Swim As You Are

Client

Client

Nike

Nike

Type

Type

Creative Direction

Creative Direction

THE CHALLENGE

Collaborators: 19th & Park, Kawai Matthews Athletes: Simi Adeagbo (Olympian), Tara Nicolas (Nike Athlete)

THE CHALLENGE

For years, swimmers with thick, textured, or voluminous hair had been making do. Standard swim caps weren't designed for them. That meant either forcing the cap to fit, leaving hair unprotected, or stepping back from the sport entirely. A piece of equipment that should be unremarkable had become a quiet barrier to belonging.

Nike designed a cap that actually fit. Voluminous by design, built to accommodate and celebrate the hair that standard equipment ignored. The product was a genuine innovation, but the launch wasn't a product problem. It was a storytelling problem.

You can show a swim cap in a lot of ways. You can photograph it on a white background. You can put it on a model in a pool. None of that gets at the thing that actually matters, which is what it means to have been excluded from a sport you love because of your hair, and what it feels like when that finally changes. That's the story Nike needed to tell, and it required something more careful than a product launch.

THE WORK

We built the creative around two athletes who didn't need to perform anything. Simi Adeagbo, an Olympian. Tara Nicolas, a Nike athlete. Both had lived versions of this story. The cap wasn't an abstract innovation to them. It was personal.

The films followed their journeys honestly. The moments of exclusion. The resilience it took to keep showing up anyway. The specific freedom of finally having equipment that was made for you. We shot it to feel like their story, not Nike's story about them. The difference matters and it's visible on screen.
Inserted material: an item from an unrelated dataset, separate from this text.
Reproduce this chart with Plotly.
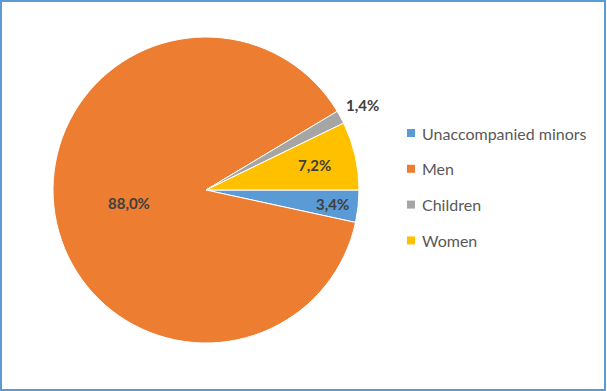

The content was designed to travel across social and Nike's owned platforms, built to work in the spaces where the swimmers who needed to see it were already spending time.

THE RESULT

The campaign reached the people it was made for and moved well beyond them.

Key outcomes:

  • Distributed across social and Nike owned-and-operated platforms

  • Drove significant product awareness and cultural conversation around representation in swimming

  • Resonated with diverse audiences who recognized their own experience in the films

  • Positioned Nike as a genuine leader in inclusive athletic innovation, not just in statement but in product

  • Opened up a broader conversation about who sport is designed for and who gets left out

The cap filled a gap that had existed for decades. The films made sure people understood why that gap mattered.

Inclusion in sport doesn't start with a campaign. It starts with building the right equipment. But it spreads when you tell the truth about why it was needed. That's what this was.